WHAT THE EXERCISE ASKS:
Output the lines exactly, from the one where "Recreate this image as a Python" appears through the one where "0.049, 0.032, 0.02]" appears. Images are left out.

****************

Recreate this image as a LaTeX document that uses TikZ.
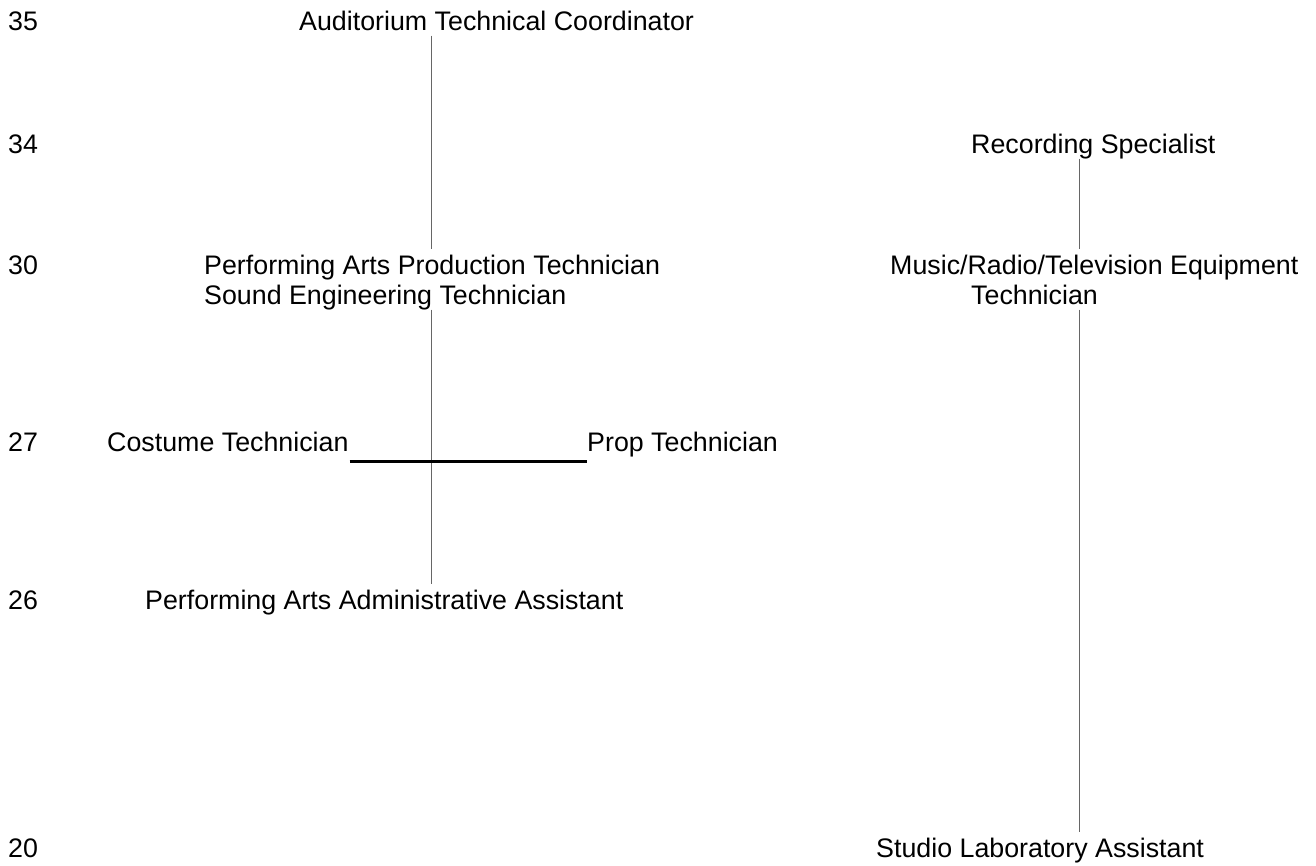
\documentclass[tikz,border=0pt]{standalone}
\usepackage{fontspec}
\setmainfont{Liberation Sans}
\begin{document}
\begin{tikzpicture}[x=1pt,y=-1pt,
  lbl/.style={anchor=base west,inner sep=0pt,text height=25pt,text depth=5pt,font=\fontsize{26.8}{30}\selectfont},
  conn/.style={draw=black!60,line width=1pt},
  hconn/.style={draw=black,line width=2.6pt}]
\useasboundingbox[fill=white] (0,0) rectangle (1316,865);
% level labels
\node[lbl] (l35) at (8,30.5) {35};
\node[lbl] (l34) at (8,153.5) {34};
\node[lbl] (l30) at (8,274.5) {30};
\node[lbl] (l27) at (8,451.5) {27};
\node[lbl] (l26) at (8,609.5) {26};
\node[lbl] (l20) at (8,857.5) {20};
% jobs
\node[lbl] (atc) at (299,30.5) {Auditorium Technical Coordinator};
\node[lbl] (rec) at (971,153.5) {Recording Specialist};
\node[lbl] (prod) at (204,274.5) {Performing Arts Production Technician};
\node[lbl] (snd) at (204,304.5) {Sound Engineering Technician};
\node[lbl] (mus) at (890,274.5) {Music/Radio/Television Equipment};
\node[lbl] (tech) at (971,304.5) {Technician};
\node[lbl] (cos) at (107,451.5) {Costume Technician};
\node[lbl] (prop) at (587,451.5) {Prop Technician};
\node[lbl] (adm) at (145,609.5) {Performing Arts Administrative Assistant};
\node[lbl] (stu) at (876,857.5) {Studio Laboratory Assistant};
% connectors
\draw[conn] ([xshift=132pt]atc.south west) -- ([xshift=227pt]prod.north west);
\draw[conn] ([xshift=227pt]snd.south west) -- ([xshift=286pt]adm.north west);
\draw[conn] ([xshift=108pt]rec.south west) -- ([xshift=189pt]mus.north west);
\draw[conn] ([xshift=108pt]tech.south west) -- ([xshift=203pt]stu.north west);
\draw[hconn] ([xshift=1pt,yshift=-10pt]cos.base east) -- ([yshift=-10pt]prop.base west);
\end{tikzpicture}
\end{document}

****************

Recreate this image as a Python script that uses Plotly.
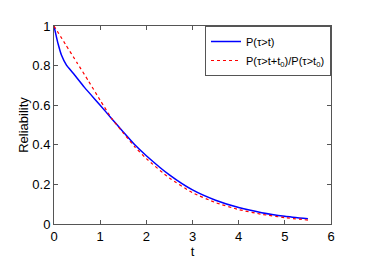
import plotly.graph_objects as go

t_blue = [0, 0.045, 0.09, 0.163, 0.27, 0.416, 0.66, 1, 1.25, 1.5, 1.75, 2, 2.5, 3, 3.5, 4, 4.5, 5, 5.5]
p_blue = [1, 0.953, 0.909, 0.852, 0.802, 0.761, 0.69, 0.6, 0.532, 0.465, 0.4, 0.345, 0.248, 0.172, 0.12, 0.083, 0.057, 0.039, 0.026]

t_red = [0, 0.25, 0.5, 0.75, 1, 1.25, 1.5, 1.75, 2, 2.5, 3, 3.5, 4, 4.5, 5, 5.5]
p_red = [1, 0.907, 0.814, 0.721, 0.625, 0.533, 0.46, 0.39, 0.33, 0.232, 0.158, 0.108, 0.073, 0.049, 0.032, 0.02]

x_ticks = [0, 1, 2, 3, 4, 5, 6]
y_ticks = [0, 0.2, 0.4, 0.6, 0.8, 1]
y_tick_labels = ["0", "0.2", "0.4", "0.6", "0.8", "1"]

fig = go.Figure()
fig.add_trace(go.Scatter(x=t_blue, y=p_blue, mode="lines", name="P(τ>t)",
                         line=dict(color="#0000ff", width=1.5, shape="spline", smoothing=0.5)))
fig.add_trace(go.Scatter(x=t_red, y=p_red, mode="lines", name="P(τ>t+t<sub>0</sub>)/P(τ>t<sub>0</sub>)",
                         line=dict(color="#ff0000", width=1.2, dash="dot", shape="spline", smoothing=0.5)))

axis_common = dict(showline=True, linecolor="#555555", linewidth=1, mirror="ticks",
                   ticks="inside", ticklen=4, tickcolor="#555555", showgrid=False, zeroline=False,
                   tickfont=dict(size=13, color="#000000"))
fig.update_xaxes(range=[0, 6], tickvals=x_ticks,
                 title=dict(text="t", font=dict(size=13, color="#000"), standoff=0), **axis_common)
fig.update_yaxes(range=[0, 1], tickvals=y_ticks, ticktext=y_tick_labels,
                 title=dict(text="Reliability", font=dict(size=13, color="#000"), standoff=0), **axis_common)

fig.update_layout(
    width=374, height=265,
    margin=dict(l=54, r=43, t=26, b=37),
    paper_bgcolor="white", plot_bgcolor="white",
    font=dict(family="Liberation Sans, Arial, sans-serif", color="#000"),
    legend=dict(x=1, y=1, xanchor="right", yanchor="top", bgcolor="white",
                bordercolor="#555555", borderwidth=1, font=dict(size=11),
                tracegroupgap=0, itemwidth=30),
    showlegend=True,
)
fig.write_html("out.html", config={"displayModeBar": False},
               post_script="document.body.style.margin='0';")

****************

RESULT OF THE EXERCISE:
Recreate this image as a Python script that uses Plotly.
import plotly.graph_objects as go

t_blue = [0, 0.045, 0.09, 0.163, 0.27, 0.416, 0.66, 1, 1.25, 1.5, 1.75, 2, 2.5, 3, 3.5, 4, 4.5, 5, 5.5]
p_blue = [1, 0.953, 0.909, 0.852, 0.802, 0.761, 0.69, 0.6, 0.532, 0.465, 0.4, 0.345, 0.248, 0.172, 0.12, 0.083, 0.057, 0.039, 0.026]

t_red = [0, 0.25, 0.5, 0.75, 1, 1.25, 1.5, 1.75, 2, 2.5, 3, 3.5, 4, 4.5, 5, 5.5]
p_red = [1, 0.907, 0.814, 0.721, 0.625, 0.533, 0.46, 0.39, 0.33, 0.232, 0.158, 0.108, 0.073, 0.049, 0.032, 0.02]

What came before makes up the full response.